A few days later, Dimetrea invited her brother, 45-year-old Konstantinos Lucareas, to come visit her and treat him to some coffee. After the visit, Lucareas felt ill and collapsed on the road, whereupon fellow villagers brought him to the hospital, where he was treated for a gastric lavage. Lucareas eventually recovered, but not long after his release, he was invited to have a meal at his sister's house yet again on August 6. This time, Dimetrea treated him to some eggs poisoned with parathion, with the result being the successful poisoning of Lucareas. At the subsequent autopsy, the cause of death was ruled as a "heart attack resulting from problems with the gallbladder." The sudden deaths made many of the locals believe that a curse had befallen the family, resulting in more attention being paid to them.

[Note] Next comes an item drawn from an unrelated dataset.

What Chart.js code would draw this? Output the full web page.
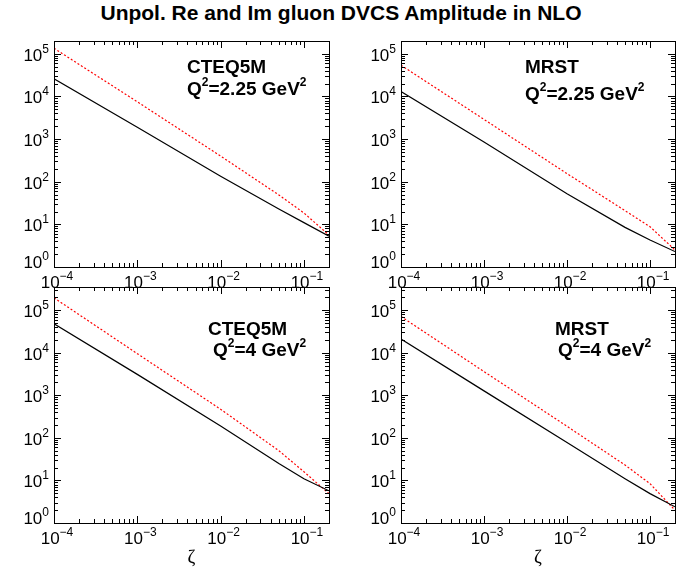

On September 6, tragedy struck again when Dimetrea's 5-year-old nephew, Elias Pitsoula, started foaming at the mouth after being eating a Turkish delight given to him by her. The boy died on the way to the hospital in Kalamata, and due to the sudden nature of his death and the fact that he had no prior health issues, it raised great suspicion. A subsequent autopsy found a lethal quantity of parathion in his stomach, leading coroners from the toxicology laboratory in Athens to conclude that the boy had been poisoned. The previous three victims' bodies were also exhumed and examined, with all three showing traces of parathion in them.

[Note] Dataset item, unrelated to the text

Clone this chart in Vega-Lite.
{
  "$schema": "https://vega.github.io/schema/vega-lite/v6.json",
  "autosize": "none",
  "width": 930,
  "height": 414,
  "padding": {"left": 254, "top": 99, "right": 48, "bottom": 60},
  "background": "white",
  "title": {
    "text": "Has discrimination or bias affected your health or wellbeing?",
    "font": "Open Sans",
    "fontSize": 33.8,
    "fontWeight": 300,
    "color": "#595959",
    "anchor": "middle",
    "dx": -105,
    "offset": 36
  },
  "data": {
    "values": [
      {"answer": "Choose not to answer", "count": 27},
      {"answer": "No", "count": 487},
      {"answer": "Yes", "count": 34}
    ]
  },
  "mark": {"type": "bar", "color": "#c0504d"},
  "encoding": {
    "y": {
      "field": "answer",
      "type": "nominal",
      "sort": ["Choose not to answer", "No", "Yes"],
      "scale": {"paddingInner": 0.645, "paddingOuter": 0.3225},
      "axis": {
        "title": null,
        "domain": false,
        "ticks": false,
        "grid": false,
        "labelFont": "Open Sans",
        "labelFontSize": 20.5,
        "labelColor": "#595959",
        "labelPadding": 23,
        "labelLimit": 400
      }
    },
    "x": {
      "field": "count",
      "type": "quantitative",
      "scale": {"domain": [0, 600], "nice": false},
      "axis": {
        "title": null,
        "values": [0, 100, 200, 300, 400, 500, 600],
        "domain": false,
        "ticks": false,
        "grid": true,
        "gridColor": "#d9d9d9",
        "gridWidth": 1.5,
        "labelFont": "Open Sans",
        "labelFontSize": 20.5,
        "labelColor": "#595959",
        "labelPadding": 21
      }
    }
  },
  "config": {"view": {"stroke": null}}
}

==Arrest and confessions==
Four days after Elias' death, Dimetrea went to the village's mayor and admitted to the poisonings, claiming that she done them to enact revenge on her family members for mistreating her. Not long after, she was arrested by the gendarmes at the local church and then guided them to where she kept her stash of parathion and mercury, with the latter being her original pick for the murders. During police interviews, she claimed that she had also attempted to poison her brother's wife and her 4-year-old niece Anthoula Thomea, but was unsuccessful since they did not accept her offers of pomegranates. Most shockingly, Dimetrea also claimed that she intended to poison the food and drinks at her brother's funeral, with the intent of potentially killing a majority of the village's population. Soon after her confessions, Dimetrea was transferred to a high-security prison in Kalamata, as authorities feared that she could be lynched by other villagers.

==Trial and execution==
News of the case spread around the national and international media due to its sensational claims, some of which led people to believe that Dimetrea was mentally unsound. As a result, she was ordered to undergo a psychiatric evaluation at the Public Psychiatric Hospital in Dafni. The results of the examination concluded that she was of below average intelligence and possibly suffered from some sort of neurological issue, but was nonetheless diagnosed as sane at the time of the crimes. Due to this, the investigators and the prosecutor suggested that the real motive for the killings was that she would inherit her mother's house, and the confessions were just a ploy to portray her as an insane person.

As a result, she was put on trial for the four murders at the courthouse in Nafplio. During the court proceedings, the prosecutor called her a "hyena of hell" who methodically planned and executed each of her victims, while Dimetrea herself claimed that she could not remember what she had done. On May 8, 1963, Dimetrea was found guilty on four counts of murder and two counts of attempted manslaughter. As a result, she was given four death sentences for each murder plus 15 years for the remaining charges. All of her appeals were unsuccessful, and in the early morning hours on April 10, 1965, she was executed via firing squad at the shooting range in Goudi. She was the last woman to be executed in the country prior to the abolition of capital punishment.

==Book==
In June 2022, author Panagiotis Giannouleas released a book titled Four times to death! The poisoner of Mani, where he details Dimetrea's crimes.